=== What to work on ===
Quote exactly the lines from the start of the entries to the one with "const seriesNames = ['S355', 'S460', 'S690'];", both ends included.

Records with drawing code:
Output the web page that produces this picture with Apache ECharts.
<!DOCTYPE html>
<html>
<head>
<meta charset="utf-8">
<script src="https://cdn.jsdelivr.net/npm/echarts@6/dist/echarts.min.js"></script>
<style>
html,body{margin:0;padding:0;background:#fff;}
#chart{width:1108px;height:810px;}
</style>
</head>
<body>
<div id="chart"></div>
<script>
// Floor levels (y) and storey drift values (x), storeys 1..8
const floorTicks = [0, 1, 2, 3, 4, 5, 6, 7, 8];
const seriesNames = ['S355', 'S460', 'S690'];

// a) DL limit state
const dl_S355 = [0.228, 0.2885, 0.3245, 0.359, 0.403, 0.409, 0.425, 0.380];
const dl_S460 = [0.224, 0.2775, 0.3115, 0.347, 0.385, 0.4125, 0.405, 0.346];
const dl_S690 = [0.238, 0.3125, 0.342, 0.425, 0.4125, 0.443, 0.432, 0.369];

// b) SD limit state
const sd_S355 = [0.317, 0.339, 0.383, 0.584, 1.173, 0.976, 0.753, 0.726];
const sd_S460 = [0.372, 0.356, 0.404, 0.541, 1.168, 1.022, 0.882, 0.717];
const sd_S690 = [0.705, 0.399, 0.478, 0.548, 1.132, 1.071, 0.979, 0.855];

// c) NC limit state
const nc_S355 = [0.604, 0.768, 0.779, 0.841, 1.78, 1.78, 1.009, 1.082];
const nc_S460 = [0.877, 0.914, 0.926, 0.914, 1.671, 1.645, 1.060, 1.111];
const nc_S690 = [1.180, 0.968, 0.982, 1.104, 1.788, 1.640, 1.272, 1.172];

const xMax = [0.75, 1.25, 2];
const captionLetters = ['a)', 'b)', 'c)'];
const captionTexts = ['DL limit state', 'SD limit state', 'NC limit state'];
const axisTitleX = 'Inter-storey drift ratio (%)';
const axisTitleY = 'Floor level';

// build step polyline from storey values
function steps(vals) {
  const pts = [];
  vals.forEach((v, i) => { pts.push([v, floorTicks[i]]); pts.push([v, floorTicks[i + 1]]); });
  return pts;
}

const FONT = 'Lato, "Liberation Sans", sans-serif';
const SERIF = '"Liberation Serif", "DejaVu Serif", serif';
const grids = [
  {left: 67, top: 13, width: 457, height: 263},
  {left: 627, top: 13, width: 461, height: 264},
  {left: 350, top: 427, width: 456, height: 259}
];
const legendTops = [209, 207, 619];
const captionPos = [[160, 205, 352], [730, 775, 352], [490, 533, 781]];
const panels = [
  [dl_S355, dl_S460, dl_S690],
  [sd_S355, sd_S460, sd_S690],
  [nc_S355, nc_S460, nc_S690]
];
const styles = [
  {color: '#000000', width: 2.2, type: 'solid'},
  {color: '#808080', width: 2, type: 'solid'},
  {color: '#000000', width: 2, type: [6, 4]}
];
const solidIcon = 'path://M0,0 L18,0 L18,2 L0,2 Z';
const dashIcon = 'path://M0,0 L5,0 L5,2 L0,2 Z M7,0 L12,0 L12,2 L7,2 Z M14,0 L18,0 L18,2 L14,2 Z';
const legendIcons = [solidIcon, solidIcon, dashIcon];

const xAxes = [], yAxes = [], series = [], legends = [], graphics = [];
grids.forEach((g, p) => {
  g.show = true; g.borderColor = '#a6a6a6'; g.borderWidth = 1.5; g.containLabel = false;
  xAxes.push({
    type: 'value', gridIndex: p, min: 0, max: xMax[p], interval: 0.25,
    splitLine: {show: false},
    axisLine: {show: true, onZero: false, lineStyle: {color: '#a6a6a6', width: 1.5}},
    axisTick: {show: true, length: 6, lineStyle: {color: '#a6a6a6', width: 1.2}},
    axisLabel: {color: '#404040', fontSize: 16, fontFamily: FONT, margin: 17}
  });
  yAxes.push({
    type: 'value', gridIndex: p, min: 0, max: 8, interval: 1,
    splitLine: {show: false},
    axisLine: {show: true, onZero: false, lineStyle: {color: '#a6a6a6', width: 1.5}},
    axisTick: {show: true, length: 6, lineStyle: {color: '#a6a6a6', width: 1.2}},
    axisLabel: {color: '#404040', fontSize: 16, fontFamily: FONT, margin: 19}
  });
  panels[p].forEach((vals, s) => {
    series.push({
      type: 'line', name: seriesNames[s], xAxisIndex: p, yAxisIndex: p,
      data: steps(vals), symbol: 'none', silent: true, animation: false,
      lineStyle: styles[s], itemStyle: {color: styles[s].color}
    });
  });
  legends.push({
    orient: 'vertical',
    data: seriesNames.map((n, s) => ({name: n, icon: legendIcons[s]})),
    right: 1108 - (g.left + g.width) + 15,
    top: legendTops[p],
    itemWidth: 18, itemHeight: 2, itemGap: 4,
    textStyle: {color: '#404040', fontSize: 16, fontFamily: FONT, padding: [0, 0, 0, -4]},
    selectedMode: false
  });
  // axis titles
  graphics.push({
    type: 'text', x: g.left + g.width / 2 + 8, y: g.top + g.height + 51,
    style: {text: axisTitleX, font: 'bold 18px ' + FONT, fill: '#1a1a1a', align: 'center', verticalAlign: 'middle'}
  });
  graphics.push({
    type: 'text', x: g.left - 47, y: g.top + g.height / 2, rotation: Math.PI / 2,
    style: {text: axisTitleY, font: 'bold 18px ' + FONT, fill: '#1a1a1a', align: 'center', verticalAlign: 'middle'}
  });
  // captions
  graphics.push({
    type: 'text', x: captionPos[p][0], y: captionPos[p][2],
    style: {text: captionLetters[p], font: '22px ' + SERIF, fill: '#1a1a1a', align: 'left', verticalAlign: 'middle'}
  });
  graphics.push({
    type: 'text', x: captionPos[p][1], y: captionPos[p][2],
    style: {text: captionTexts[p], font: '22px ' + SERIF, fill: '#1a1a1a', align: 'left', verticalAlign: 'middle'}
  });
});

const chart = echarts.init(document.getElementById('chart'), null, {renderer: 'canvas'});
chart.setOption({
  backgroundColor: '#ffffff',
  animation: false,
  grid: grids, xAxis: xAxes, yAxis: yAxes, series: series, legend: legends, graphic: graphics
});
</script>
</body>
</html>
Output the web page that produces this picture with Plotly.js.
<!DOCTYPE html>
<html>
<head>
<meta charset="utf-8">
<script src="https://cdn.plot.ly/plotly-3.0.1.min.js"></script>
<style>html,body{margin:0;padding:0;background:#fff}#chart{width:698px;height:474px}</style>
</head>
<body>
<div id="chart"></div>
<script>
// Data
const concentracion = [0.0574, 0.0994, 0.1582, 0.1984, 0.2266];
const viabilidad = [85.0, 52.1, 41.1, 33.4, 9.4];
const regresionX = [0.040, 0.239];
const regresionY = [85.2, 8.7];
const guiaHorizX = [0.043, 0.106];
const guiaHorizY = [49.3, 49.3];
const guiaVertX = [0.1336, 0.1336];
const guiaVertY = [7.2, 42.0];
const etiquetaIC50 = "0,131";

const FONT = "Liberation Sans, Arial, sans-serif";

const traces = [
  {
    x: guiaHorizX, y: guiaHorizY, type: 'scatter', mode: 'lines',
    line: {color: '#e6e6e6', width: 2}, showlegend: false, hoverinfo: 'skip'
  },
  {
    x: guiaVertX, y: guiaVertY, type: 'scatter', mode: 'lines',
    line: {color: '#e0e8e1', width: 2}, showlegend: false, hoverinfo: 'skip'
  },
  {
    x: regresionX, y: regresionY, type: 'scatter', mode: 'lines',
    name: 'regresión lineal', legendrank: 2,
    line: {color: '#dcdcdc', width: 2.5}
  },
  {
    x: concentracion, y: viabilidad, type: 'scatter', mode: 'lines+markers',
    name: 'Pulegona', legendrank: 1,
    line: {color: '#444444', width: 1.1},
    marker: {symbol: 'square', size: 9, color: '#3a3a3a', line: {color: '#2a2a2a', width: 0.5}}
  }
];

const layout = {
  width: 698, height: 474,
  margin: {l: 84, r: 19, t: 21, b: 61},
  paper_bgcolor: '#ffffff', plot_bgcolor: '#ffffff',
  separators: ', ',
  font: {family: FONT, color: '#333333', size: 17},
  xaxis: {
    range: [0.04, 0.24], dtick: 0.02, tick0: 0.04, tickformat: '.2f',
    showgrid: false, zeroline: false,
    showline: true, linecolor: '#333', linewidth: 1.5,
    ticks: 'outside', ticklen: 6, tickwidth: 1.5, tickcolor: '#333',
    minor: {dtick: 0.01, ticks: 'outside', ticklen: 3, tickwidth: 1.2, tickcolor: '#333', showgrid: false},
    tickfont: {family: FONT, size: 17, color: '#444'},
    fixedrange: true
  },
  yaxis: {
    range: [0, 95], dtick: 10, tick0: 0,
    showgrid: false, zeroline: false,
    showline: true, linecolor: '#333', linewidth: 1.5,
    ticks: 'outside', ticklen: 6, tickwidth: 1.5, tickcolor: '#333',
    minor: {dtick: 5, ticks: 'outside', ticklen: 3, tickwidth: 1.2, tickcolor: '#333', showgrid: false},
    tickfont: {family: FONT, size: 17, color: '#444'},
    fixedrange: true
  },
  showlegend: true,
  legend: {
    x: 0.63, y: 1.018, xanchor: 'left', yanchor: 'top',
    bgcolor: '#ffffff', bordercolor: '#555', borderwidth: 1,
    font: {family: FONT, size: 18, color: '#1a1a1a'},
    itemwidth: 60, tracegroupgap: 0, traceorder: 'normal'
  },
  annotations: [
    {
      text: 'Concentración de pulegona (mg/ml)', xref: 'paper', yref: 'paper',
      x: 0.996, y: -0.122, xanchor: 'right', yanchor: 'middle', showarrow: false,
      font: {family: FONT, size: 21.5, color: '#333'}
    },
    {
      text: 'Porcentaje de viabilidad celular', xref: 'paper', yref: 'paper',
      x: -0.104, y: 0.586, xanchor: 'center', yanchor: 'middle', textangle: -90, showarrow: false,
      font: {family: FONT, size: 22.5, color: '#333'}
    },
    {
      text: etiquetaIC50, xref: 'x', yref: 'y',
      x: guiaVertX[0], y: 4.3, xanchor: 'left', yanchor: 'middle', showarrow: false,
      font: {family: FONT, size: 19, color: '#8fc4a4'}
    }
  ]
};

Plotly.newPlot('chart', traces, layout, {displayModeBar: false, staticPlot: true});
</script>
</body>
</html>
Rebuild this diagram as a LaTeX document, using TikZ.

=== Reply to the task ===
Output the web page that produces this picture with Apache ECharts.
<!DOCTYPE html>
<html>
<head>
<meta charset="utf-8">
<script src="https://cdn.jsdelivr.net/npm/echarts@6/dist/echarts.min.js"></script>
<style>
html,body{margin:0;padding:0;background:#fff;}
#chart{width:1108px;height:810px;}
</style>
</head>
<body>
<div id="chart"></div>
<script>
// Floor levels (y) and storey drift values (x), storeys 1..8
const floorTicks = [0, 1, 2, 3, 4, 5, 6, 7, 8];
const seriesNames = ['S355', 'S460', 'S690'];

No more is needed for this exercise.